Quadratic surfaces are intriguing three-dimensional shapes defined by second-degree polynomial equations in three variables. These surfaces include parabolas, ellipsoids, and hyperboloids, among others. The general form of a quadratic surface is given by:\[ Ax^2 + By^2 + Cz^2 + Dxy + Exz + Fyz + Gx + Hy + Iz + J = 0 \]Here, the coefficients \(A, B, C, D, E, F, G, H, I, J\) determine the specific type and orientation of the surface.

In our exercise, we have a simplified surface known as a hyperboloid of one sheet. This particular quadratic surface exhibits unique structural features that differentiate it from other types, such as its open, tubular shape that is symmetrical in one plane but extends infinitely in another direction.
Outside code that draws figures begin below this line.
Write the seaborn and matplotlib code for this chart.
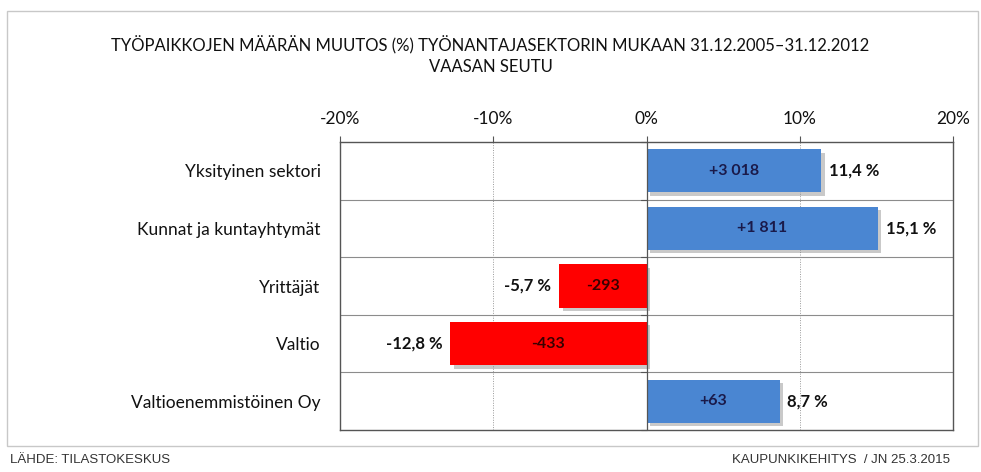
import matplotlib
matplotlib.use("Agg")
import matplotlib.pyplot as plt
import matplotlib.patheffects as pe
from matplotlib.patches import Rectangle
import seaborn as sns

# data
categories = ["Yksityinen sektori", "Kunnat ja kuntayhtymät", "Yrittäjät",
              "Valtio", "Valtioenemmistöinen Oy"]
change_pct = [11.4, 15.1, -5.7, -12.8, 8.7]
change_count = ["+3 018", "+1 811", "-293", "-433", "+63"]
x_ticks = [-20, -10, 0, 10, 20]

title = ("TYÖPAIKKOJEN MÄÄRÄN MUUTOS (%) TYÖNANTAJASEKTORIN MUKAAN 31.12.2005–31.12.2012\n"
         "VAASAN SEUTU")
source = "LÄHDE: TILASTOKESKUS"
credit = "KAUPUNKIKEHITYS  / JN 25.3.2015"

BLUE = "#4A86D2"
RED = "#FF0000"

sns.set_theme(style="white")
plt.rcParams["font.family"] = ["Lato", "DejaVu Sans"]

fig = plt.figure(figsize=(9.81, 4.72), dpi=100)
ax = fig.add_axes([340 / 981, 1 - 430 / 472, 613 / 981, 288 / 472])

colors = {c: (BLUE if v >= 0 else RED) for c, v in zip(categories, change_pct)}
sns.barplot(x=change_pct, y=categories, hue=categories, palette=colors,
            legend=False, width=0.75, orient="h", saturation=1, linewidth=0,
            ax=ax, zorder=3)

# drop shadow on bars
for p in ax.patches:
    p.set_linewidth(0)
    p.set_path_effects([pe.SimplePatchShadow(offset=(2.5, -2.5), shadow_rgbFace="#888888", alpha=0.45),
                        pe.Normal()])

ax.set_xlim(-20, 20)
ax.set_ylim(4.5, -0.5)
ax.set_xticks(x_ticks)
ax.set_xticklabels([f"{t}%" for t in x_ticks])
ax.xaxis.tick_top()
ax.tick_params(axis="x", top=True, bottom=False, direction="out", length=4,
               width=0.8, color="#555555", pad=7, labelsize=12.5, labelcolor="#111111")
ax.tick_params(axis="y", left=False, pad=8, labelsize=12.5, labelcolor="#111111")
ax.set_xlabel("")
ax.set_ylabel("")

# grid
for x in [-10, 10]:
    ax.axvline(x, color="#999999", lw=0.7, ls=(0, (1, 1.5)), zorder=1)
for y in [0.5, 1.5, 2.5, 3.5]:
    ax.axhline(y, color="#8c8c8c", lw=0.8, zorder=1)
ax.axvline(0, color="#555555", lw=0.9, zorder=4)
for y in [-0.5, 0.5, 1.5, 2.5, 3.5, 4.5]:
    ax.plot([-0.35, 0], [y, y], color="#555555", lw=0.8, zorder=4, clip_on=False)

for s in ax.spines.values():
    s.set_color("#555555")
    s.set_linewidth(1.0)

# labels
for i, (v, n) in enumerate(zip(change_pct, change_count)):
    ax.text(v / 2, i, n, ha="center", va="center", fontsize=11.5, fontweight="bold",
            color="#1a1a4a" if v >= 0 else "#3a0000", zorder=5)
    lab = f"{v:.1f} %".replace(".", ",")
    off = 0.5 if v >= 0 else -0.5
    ax.text(v + off, i, lab, ha="left" if v >= 0 else "right", va="center",
            fontsize=12, fontweight="bold", color="#111111", zorder=5)

fig.text(0.5, 1 - 55 / 472, title, ha="center", va="center", fontsize=12,
         color="#111111", linespacing=1.35)

narrow = ["Liberation Sans Narrow", "Liberation Sans", "DejaVu Sans"]
fig.text(10 / 981, 1 - 460 / 472, source, ha="left", va="center", fontsize=9.5,
         family=narrow, color="#333333")
fig.text(950 / 981, 1 - 460 / 472, credit, ha="right", va="center", fontsize=9.5,
         family=narrow, color="#333333")

# outer chart frame
fig.patches.append(Rectangle((7 / 981, 1 - 446 / 472), 971 / 981, 435 / 472,
                             transform=fig.transFigure, fill=False,
                             edgecolor="#c8c8c8", lw=1.0))

fig.savefig("out.png", dpi=100)
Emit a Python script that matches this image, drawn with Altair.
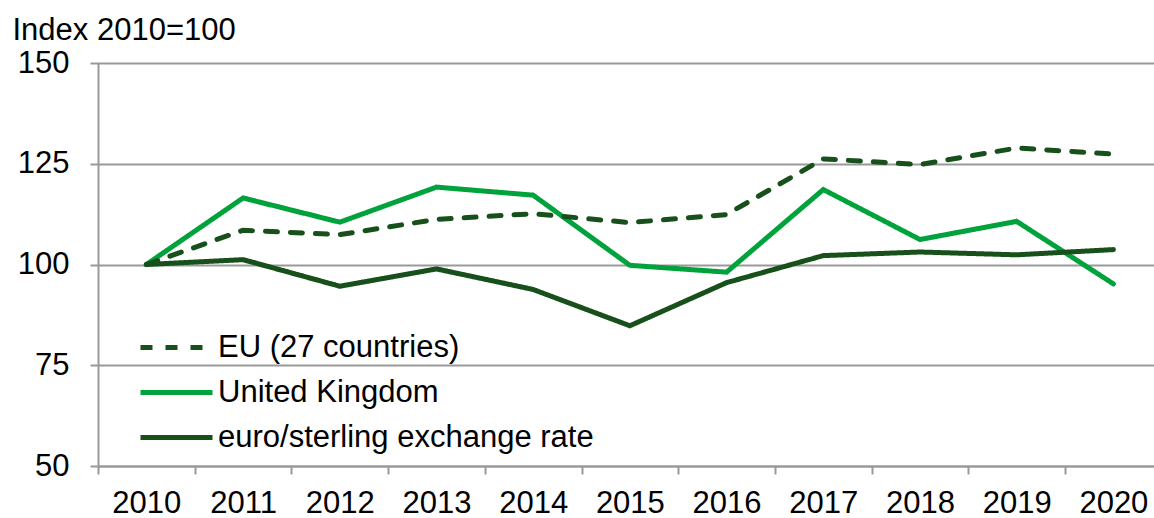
import altair as alt
import pandas as pd

# Index series, 2010 = 100
years = list(range(2010, 2021))
uk = [100, 116.5, 110.5, 119.2, 117.2, 99.8, 98.1, 118.6, 106.2, 110.7, 95.2]
eu27 = [100, 108.5, 107.4, 111.2, 112.6, 110.4, 112.4, 126.2, 124.8, 128.9, 127.4]
fx_rate = [100, 101.2, 94.6, 98.9, 93.8, 84.8, 95.5, 102.2, 103.1, 102.4, 103.7]

series_names = ["EU (27 countries)", "United Kingdom", "euro/sterling exchange rate"]
series_colors = ["#17501a", "#00a33b", "#17501a"]
series_dash = [[12, 13], [1, 0], [1, 0]]

y_ticks = [50, 75, 100, 125, 150]

# UK rows first so the green line sits beneath the dark ones
rows = []
for name, vals in [(series_names[1], uk), (series_names[0], eu27), (series_names[2], fx_rate)]:
    for yr, v in zip(years, vals):
        rows.append({"year": yr, "index": v, "series": name})
df = pd.DataFrame(rows)

FONT = "Liberation Sans"
FS = 31
BAND = 96.7

chart = (
    alt.Chart(df)
    .mark_line(strokeWidth=5, strokeCap="round", clip=False)
    .encode(
        x=alt.X(
            "year:Q",
            scale=alt.Scale(domain=[2009.5, 2020.42], nice=False, zero=False),
            axis=alt.Axis(
                title=None,
                values=years,
                format="d",
                grid=False,
                tickSize=8,
                tickOffset=-BAND / 2,
                labelOffset=BAND / 2,
                labelPadding=14,
                labelFontSize=FS,
                labelFont=FONT,
                labelColor="#000000",
                domainColor="#999999",
                domainWidth=2,
                tickColor="#999999",
                tickWidth=2,
                labelFlush=False,
                labelOverlap=False,
            ),
        ),
        y=alt.Y(
            "index:Q",
            scale=alt.Scale(domain=[50, 150], nice=False, zero=False),
            axis=alt.Axis(
                title="Index 2010=100",
                titleAngle=0,
                titleAlign="left",
                titleBaseline="alphabetic",
                titleX=-86,
                titleY=-24,
                titleFont=FONT,
                titleFontSize=FS,
                titleFontWeight="normal",
                titleColor="#000000",
                values=y_ticks,
                tickSize=8,
                labelPadding=21,
                labelFontSize=FS,
                labelFont=FONT,
                labelColor="#000000",
                domainColor="#999999",
                domainWidth=2,
                tickColor="#999999",
                tickWidth=2,
                gridColor="#999999",
                gridWidth=2,
                labelFlush=False,
            ),
        ),
        color=alt.Color(
            "series:N",
            scale=alt.Scale(domain=series_names, range=series_colors),
            legend=alt.Legend(
                title=None,
                orient="none",
                legendX=63,
                legendY=269,
                symbolType="M-3,0H3",
                symbolSize=576,
                symbolStrokeWidth=5,
                labelFontSize=FS,
                labelFont=FONT,
                labelColor="#000000",
                labelLimit=0,
                labelOffset=26,
                rowPadding=13,
                padding=0,
            ),
        ),
        strokeDash=alt.StrokeDash(
            "series:N",
            scale=alt.Scale(domain=series_names, range=series_dash),
            legend=None,
        ),
    )
    .properties(
        width=1056,
        height=403,
        autosize=alt.AutoSizeParams(type="none"),
        padding={"left": 98, "top": 63, "right": 0, "bottom": 52},
    )
    .configure_view(stroke=None)
    .configure(background="#ffffff")
)

chart.save("out.html", embed_options={"renderer": "svg", "actions": False})
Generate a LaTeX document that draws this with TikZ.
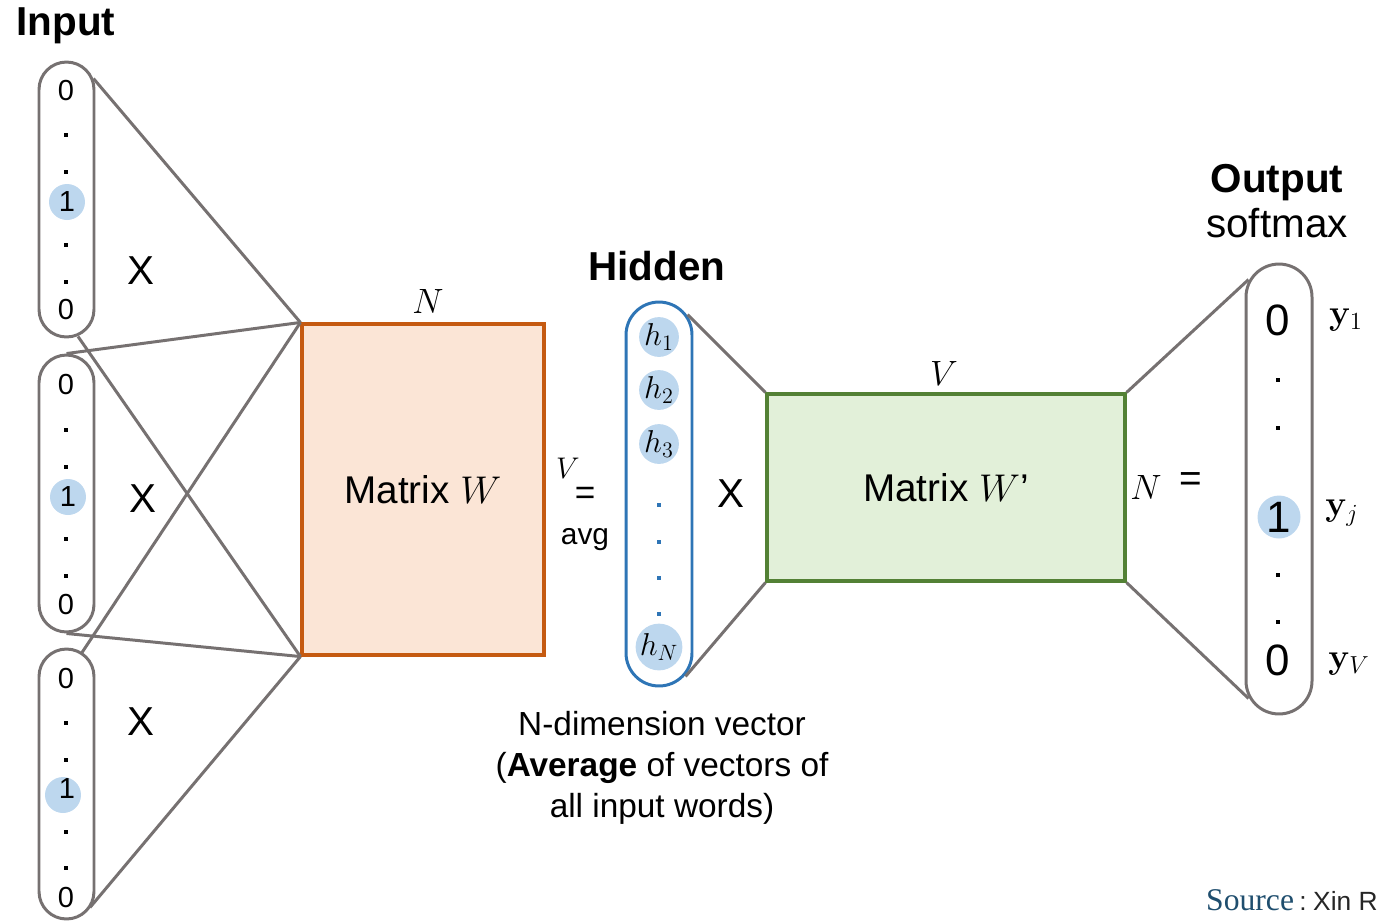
\RequirePackage{fix-cm}
\documentclass[tikz,border=0pt]{standalone}
\usepackage{amsmath}
\usepackage[no-math]{fontspec}
\setmainfont{Liberation Sans}
\newfontfamily\srcfont{Liberation Serif}
\usepackage{xcolor}
\usetikzlibrary{positioning, calc}

\definecolor{linegray}{HTML}{767171}
\definecolor{wborder}{HTML}{C55A11}
\definecolor{wfill}{HTML}{FBE5D6}
\definecolor{vborder}{HTML}{538135}
\definecolor{vfill}{HTML}{E2F0D9}
\definecolor{hblue}{HTML}{2E75B6}
\definecolor{hlight}{HTML}{BDD7EE}
\definecolor{srcteal}{HTML}{1F4E6E}

\begin{document}
\begin{tikzpicture}[
        x=0.02cm, y=-0.02cm,
        vec/.style={
            draw=linegray,
            line width=1.7pt,
            rectangle,
            rounded corners=0.549cm,
            minimum width=1.1cm,
            inner sep=0pt
        },
        ovec/.style={vec, rounded corners=0.659cm, minimum width=1.32cm, minimum height=9cm},
        hvec/.style={vec, draw=hblue, rounded corners=0.659cm, minimum width=1.32cm, minimum height=7.68cm},
        mat/.style={
            rectangle,
            line width=1.8pt,
            inner sep=0pt,
            font=\fontsize{22}{26}\selectfont
        },
        conn/.style={draw=linegray, line width=1.7pt},
        hl/.style={circle, fill=hlight, inner sep=0pt, minimum size=0.72cm},
        dotn/.style={fill=black, inner sep=0pt, minimum size=0.075cm},
        digit/.style={font=\fontsize{16.5}{18}\selectfont},
        bigdigit/.style={font=\fontsize{25}{28}\selectfont},
        hsz/.style={hl, minimum size=0.76cm, font=\fontsize{18}{20}\selectfont},
        times/.style={font=\fontsize{23}{26}\selectfont},
        head/.style={font=\fontsize{23}{26}\selectfont\bfseries},
        dimlbl/.style={font=\fontsize{20}{22}\selectfont}
    ]
        \useasboundingbox (0,0) rectangle (1378,921);

        % input vectors
        \node[vec, minimum height=5.5cm] (in1) at (66.5,199.5) {};
        \node[vec, minimum height=5.54cm] (in2) at (66.5,493.5) {};
        \node[vec, minimum height=5.4cm] (in3) at (66.5,784) {};

        \node[head] (input) at (66,26) {Input};

        \node[digit] (a1) at (66,91) {0};
        \node[hl, digit] (a2) at (67,202) {1};
        \node[digit] (a3) at (66,310) {0};
        \foreach \y [count=\i] in {135,172,245,282}
            \node[dotn] (ad\i) at (66,\y) {};

        \node[digit] (b1) at (66,385) {0};
        \node[hl, digit] (b2) at (68,497) {1};
        \node[digit] (b3) at (66,605) {0};
        \foreach \y [count=\i] in {430,467,539,576}
            \node[dotn] (bd\i) at (66,\y) {};

        \node[digit] (c1) at (66,678) {0};
        \node[hl] (c2) at (63,795) {};
        \node[digit] (c2n) at (67,789) {1};
        \node[digit] (c3) at (66,897) {0};
        \foreach \y [count=\i] in {723,760,832,868}
            \node[dotn] (cd\i) at (66,\y) {};

        \node[times] (x1) at (141,271) {X};
        \node[times] (x2) at (143,499) {X};
        \node[times] (x3) at (141,722) {X};

        % matrix W
        \node[mat, draw=wborder, fill=wfill, minimum width=4.84cm, minimum height=6.62cm] (W) at (423,489.5) {Matrix $W$};
        \node[dimlbl] (wn) at (428,301) {$N$};

        \draw[conn] ($(in1.north east)+(-2,18)$) -- (W.north west);
        \draw[conn] ($(in1.south)+(11.5,-2)$) -- (W.south west);
        \draw[conn] (in2.north) -- (W.north west);
        \draw[conn] (in2.south) -- (W.south west);
        \draw[conn] ($(in3.north)+(15.5,5)$) -- (W.north west);
        \draw[conn] ($(in3.south)+(23.5,-13)$) -- (W.south west);

        % hidden layer
        \node[font=\fontsize{17}{19}\selectfont] (hv) at (568,468) {$V$};
        \node[font=\fontsize{20}{22}\selectfont] (heq) at (585,496) {=};
        \node[font=\fontsize{17}{19}\selectfont] (avg) at (585,540) {avg};

        \node[hvec] (hid) at (659,494) {};
        \node[head] (hidden) at (657,266) {Hidden};
        \node[hsz] (h1) at (659,337) {$h_1$};
        \node[hsz] (h2) at (659,390) {$h_2$};
        \node[hsz] (h3) at (659,444) {$h_3$};
        \node[hsz] (hN) at (659,647) {$h_N$};
        \foreach \y [count=\i] in {505,542,578,614}
            \node[dotn, fill=hblue] (hd\i) at (659,\y) {};

        \node[font=\fontsize{19}{23.3}\selectfont, align=center] (cap) at (662,768)
            {N-dimension vector\\(\textbf{Average} of vectors of\\all input words)};

        \node[times] (x4) at (731,494) {X};

        % matrix W'
        \node[mat, draw=vborder, fill=vfill, minimum width=7.16cm, minimum height=3.74cm] (Wp) at (946,487.5) {Matrix $W$’};
        \node[dimlbl] (wpv) at (944,373) {$V$};
        \node[dimlbl] (wpn) at (1146,487) {$N$};
        \node[font=\fontsize{22}{24}\selectfont] (oeq) at (1191,482) {=};

        \draw[conn] ($(hid.north east)+(-6,14)$) -- (Wp.north west);
        \draw[conn] ($(hid.south east)+(-8,-11)$) -- (Wp.south west);

        % output
        \node[font=\fontsize{23}{26}\selectfont, align=center] (outlbl) at (1277,201) {\textbf{Output}\\softmax};
        \node[ovec] (out) at (1279,489) {};
        \node[bigdigit] (o1) at (1278,320) {0};
        \node[hl, bigdigit, minimum size=0.86cm] (oj) at (1279,517) {1};
        \node[bigdigit] (oV) at (1278,660) {0};
        \foreach \y [count=\i] in {380,428,575,622}
            \node[dotn] (od\i) at (1278,\y) {};

        \node[dimlbl] (y1) at (1346,320) {$\mathbf{y}_1$};
        \node[dimlbl] (yj) at (1342,513) {$\mathbf{y}_j$};
        \node[dimlbl] (yV) at (1349,664) {$\mathbf{y}_V$};

        \draw[conn] (Wp.north east) -- ($(out.north west)+(4,17)$);
        \draw[conn] (Wp.south east) -- ($(out.south west)+(4,-17)$);

        \node[anchor=base east, inner sep=0pt] (src) at (1378,910)
            {{\srcfont\fontsize{18}{20}\selectfont\color{srcteal}Source}\hspace{0.3em}{\fontsize{15}{17}\selectfont\color{black!85}:\hspace{0.25em}Xin R}};

    \end{tikzpicture}
\end{document}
Understanding the nature of these surfaces can vividly illustrate complex mathematical concepts and enhance spatial visualization skills.

Understanding coordinate axes is crucial for visualizing three-dimensional surfaces. The coordinate axes, typically labeled as the \(x\)-axis, \(y\)-axis, and \(z\)-axis, form a basis to describe any point in a 3D space. These axes intersect at the origin \( (0, 0, 0) \) and are mutually perpendicular to each other.

When sketching a surface, identifying significant features like symmetry or symmetry planes with respect to these axes is key. For a hyperboloid of one sheet, the symmetry around the \(xy\)-plane is crucial for visualizing its structure. The elliptical and circular cross-sections are easily plotted by understanding how they intercept with these axes, which helps in sketching an accurate representation of the surface.

The standard form of a hyperboloid of one sheet helps simplify its equation to identify basic properties and to assist in sketching. The standard equation is as follows:\[ \frac{x^2}{a^2} + \frac{y^2}{b^2} - \frac{z^2}{c^2} = 1 \]Here, \(a\), \(b\), and \(c\) are constants that determine the size and shape of the hyperboloid's cross-sections.

In our problem, the equation \( \frac{x^2}{4} + \frac{y^2}{4} - \frac{z^2}{4} = 1 \) represents a hyperboloid of one sheet. Calculating \(a = 2\), \(b = 2\), and \(c = 2\) gives the radii of cross-sections parallel to the coordinate planes. This form makes it apparent that the hyperboloid is symmetric around the \(xy\)-plane and stretches along the \(z\)-axis without bound.

Circular symmetry in a surface means that its shape remains consistent when rotated around a particular axis. For the hyperboloid of one sheet, this circular symmetry exists primarily in the \(xy\)-plane.

This characteristic is evident because the coefficients of \(x^2\) and \(y^2\) are equal, resulting in circular cross-sections in the \(xy\)-plane. At \(z = 0\), the section of the surface is a circle, signifying perfect symmetry in this plane.

As we move away from the \(z = 0\) plane, the circular symmetry gives way to elliptical cross-sections, indicating the structure's expansion along the \(z\)-axis. This unique symmetry helps in visualizing and sketching the hyperboloid's continuous structure, aiding in the understanding of its geometric properties.